• _GIVEN PROBLEM_
In this exercise, return the whole listing exactly, excluding any images.
═══
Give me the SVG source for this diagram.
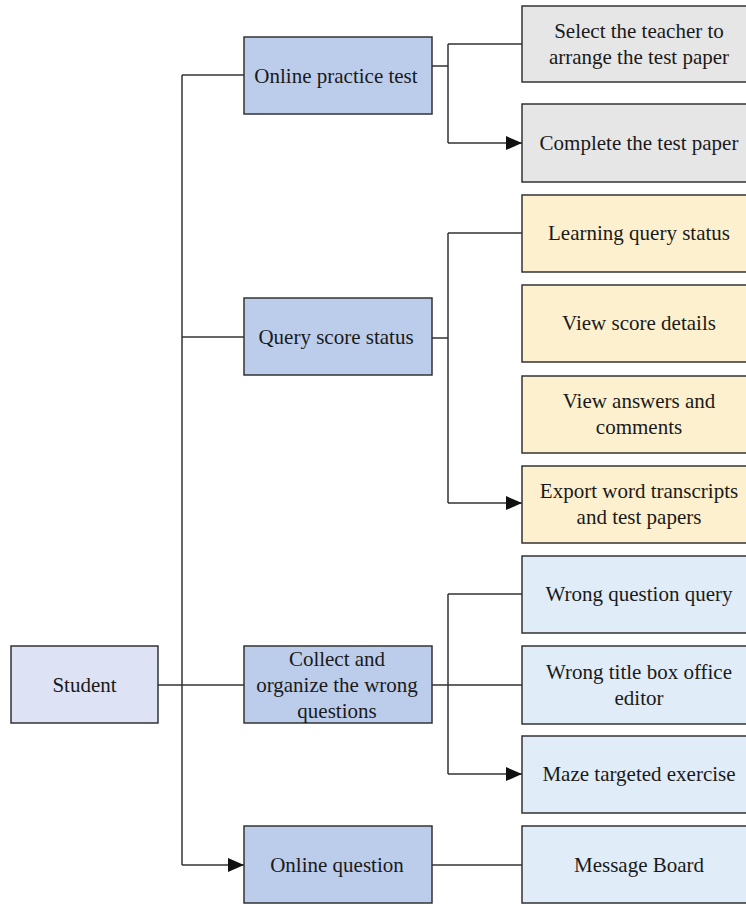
<svg xmlns="http://www.w3.org/2000/svg" width="746" height="904" viewBox="0 0 746 904">
<defs>
<style>
.box{stroke:#333;stroke-width:1.5}
.main{fill:#BCCDEB}
.root{fill:#DDE3F5}
.gray{fill:#E6E6E6}
.yel{fill:#FDF0CE}
.blu{fill:#E0ECF7}
text{font-family:"Liberation Serif","Times New Roman",serif;font-size:21px;fill:#1a1a1a;text-anchor:middle}
.ln{fill:none;stroke:#333;stroke-width:1.5}
</style>
<marker id="arr" viewBox="0 0 16 14" refX="16" refY="7" markerWidth="16" markerHeight="14" markerUnits="userSpaceOnUse" orient="auto">
<path d="M0,0 L16,7 L0,14 Z" fill="#111"/>
</marker>
</defs>
<rect width="746" height="904" fill="#fff"/>
<g id="connectors">
<path class="ln" d="M182,75 V865"/>
<path class="ln" d="M182,75 H244"/>
<path class="ln" d="M182,337 H244"/>
<path class="ln" d="M158,685 H244"/>
<path class="ln" d="M182,865 H244" marker-end="url(#arr)"/>
<path class="ln" d="M432,66 H448 M448,44 V143 M448,44 H522"/>
<path class="ln" d="M448,143 H522" marker-end="url(#arr)"/>
<path class="ln" d="M432,338 H448 M448,233 V503 M448,233 H522"/>
<path class="ln" d="M448,503 H522" marker-end="url(#arr)"/>
<path class="ln" d="M432,685 H522 M448,594 V774 M448,594 H522"/>
<path class="ln" d="M448,774 H522" marker-end="url(#arr)"/>
<path class="ln" d="M432,865 H522"/>
</g>
<g id="student"><rect class="box root" x="11" y="646" width="147" height="77"/><text x="84.5" y="692">Student</text></g>
<g id="online-practice-test"><rect class="box main" x="244" y="37" width="188" height="77"/><text x="336" y="83">Online practice test</text></g>
<g id="query-score-status"><rect class="box main" x="244" y="298" width="188" height="77"/><text x="336" y="344">Query score status</text></g>
<g id="collect-wrong"><rect class="box main" x="244" y="646" width="188" height="77"/><text x="337" y="666">Collect and</text><text x="337" y="692">organize the wrong</text><text x="337" y="718">questions</text></g>
<g id="online-question"><rect class="box main" x="244" y="826" width="188" height="77"/><text x="337" y="872">Online question</text></g>
<g id="select-teacher"><rect class="box gray" x="522" y="6" width="240" height="76"/><text x="639" y="38">Select the teacher to</text><text x="639" y="64">arrange the test paper</text></g>
<g id="complete-test"><rect class="box gray" x="522" y="104" width="240" height="78"/><text x="639" y="150">Complete the test paper</text></g>
<g id="learning-query"><rect class="box yel" x="522" y="195" width="240" height="77"/><text x="639" y="240">Learning query status</text></g>
<g id="view-score"><rect class="box yel" x="522" y="285" width="240" height="77"/><text x="639" y="330">View score details</text></g>
<g id="view-answers"><rect class="box yel" x="522" y="376" width="240" height="77"/><text x="639" y="408">View answers and</text><text x="639" y="434">comments</text></g>
<g id="export-word"><rect class="box yel" x="522" y="466" width="240" height="77"/><text x="639" y="498">Export word transcripts</text><text x="639" y="524">and test papers</text></g>
<g id="wrong-query"><rect class="box blu" x="522" y="556" width="240" height="77"/><text x="639" y="601">Wrong question query</text></g>
<g id="wrong-title"><rect class="box blu" x="522" y="646" width="240" height="78"/><text x="639" y="679">Wrong title box office</text><text x="639" y="705">editor</text></g>
<g id="maze-exercise"><rect class="box blu" x="522" y="736" width="240" height="77"/><text x="639" y="781">Maze targeted exercise</text></g>
<g id="message-board"><rect class="box blu" x="522" y="826" width="240" height="77"/><text x="639" y="872">Message Board</text></g>
</svg>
═══
• _OUTPUT BELOW_
Give me the SVG source for this diagram.
<svg xmlns="http://www.w3.org/2000/svg" width="746" height="904" viewBox="0 0 746 904">
<defs>
<style>
.box{stroke:#333;stroke-width:1.5}
.main{fill:#BCCDEB}
.root{fill:#DDE3F5}
.gray{fill:#E6E6E6}
.yel{fill:#FDF0CE}
.blu{fill:#E0ECF7}
text{font-family:"Liberation Serif","Times New Roman",serif;font-size:21px;fill:#1a1a1a;text-anchor:middle}
.ln{fill:none;stroke:#333;stroke-width:1.5}
</style>
<marker id="arr" viewBox="0 0 16 14" refX="16" refY="7" markerWidth="16" markerHeight="14" markerUnits="userSpaceOnUse" orient="auto">
<path d="M0,0 L16,7 L0,14 Z" fill="#111"/>
</marker>
</defs>
<rect width="746" height="904" fill="#fff"/>
<g id="connectors">
<path class="ln" d="M182,75 V865"/>
<path class="ln" d="M182,75 H244"/>
<path class="ln" d="M182,337 H244"/>
<path class="ln" d="M158,685 H244"/>
<path class="ln" d="M182,865 H244" marker-end="url(#arr)"/>
<path class="ln" d="M432,66 H448 M448,44 V143 M448,44 H522"/>
<path class="ln" d="M448,143 H522" marker-end="url(#arr)"/>
<path class="ln" d="M432,338 H448 M448,233 V503 M448,233 H522"/>
<path class="ln" d="M448,503 H522" marker-end="url(#arr)"/>
<path class="ln" d="M432,685 H522 M448,594 V774 M448,594 H522"/>
<path class="ln" d="M448,774 H522" marker-end="url(#arr)"/>
<path class="ln" d="M432,865 H522"/>
</g>
<g id="student"><rect class="box root" x="11" y="646" width="147" height="77"/><text x="84.5" y="692">Student</text></g>
<g id="online-practice-test"><rect class="box main" x="244" y="37" width="188" height="77"/><text x="336" y="83">Online practice test</text></g>
<g id="query-score-status"><rect class="box main" x="244" y="298" width="188" height="77"/><text x="336" y="344">Query score status</text></g>
<g id="collect-wrong"><rect class="box main" x="244" y="646" width="188" height="77"/><text x="337" y="666">Collect and</text><text x="337" y="692">organize the wrong</text><text x="337" y="718">questions</text></g>
<g id="online-question"><rect class="box main" x="244" y="826" width="188" height="77"/><text x="337" y="872">Online question</text></g>
<g id="select-teacher"><rect class="box gray" x="522" y="6" width="240" height="76"/><text x="639" y="38">Select the teacher to</text><text x="639" y="64">arrange the test paper</text></g>
<g id="complete-test"><rect class="box gray" x="522" y="104" width="240" height="78"/><text x="639" y="150">Complete the test paper</text></g>
<g id="learning-query"><rect class="box yel" x="522" y="195" width="240" height="77"/><text x="639" y="240">Learning query status</text></g>
<g id="view-score"><rect class="box yel" x="522" y="285" width="240" height="77"/><text x="639" y="330">View score details</text></g>
<g id="view-answers"><rect class="box yel" x="522" y="376" width="240" height="77"/><text x="639" y="408">View answers and</text><text x="639" y="434">comments</text></g>
<g id="export-word"><rect class="box yel" x="522" y="466" width="240" height="77"/><text x="639" y="498">Export word transcripts</text><text x="639" y="524">and test papers</text></g>
<g id="wrong-query"><rect class="box blu" x="522" y="556" width="240" height="77"/><text x="639" y="601">Wrong question query</text></g>
<g id="wrong-title"><rect class="box blu" x="522" y="646" width="240" height="78"/><text x="639" y="679">Wrong title box office</text><text x="639" y="705">editor</text></g>
<g id="maze-exercise"><rect class="box blu" x="522" y="736" width="240" height="77"/><text x="639" y="781">Maze targeted exercise</text></g>
<g id="message-board"><rect class="box blu" x="522" y="826" width="240" height="77"/><text x="639" y="872">Message Board</text></g>
</svg>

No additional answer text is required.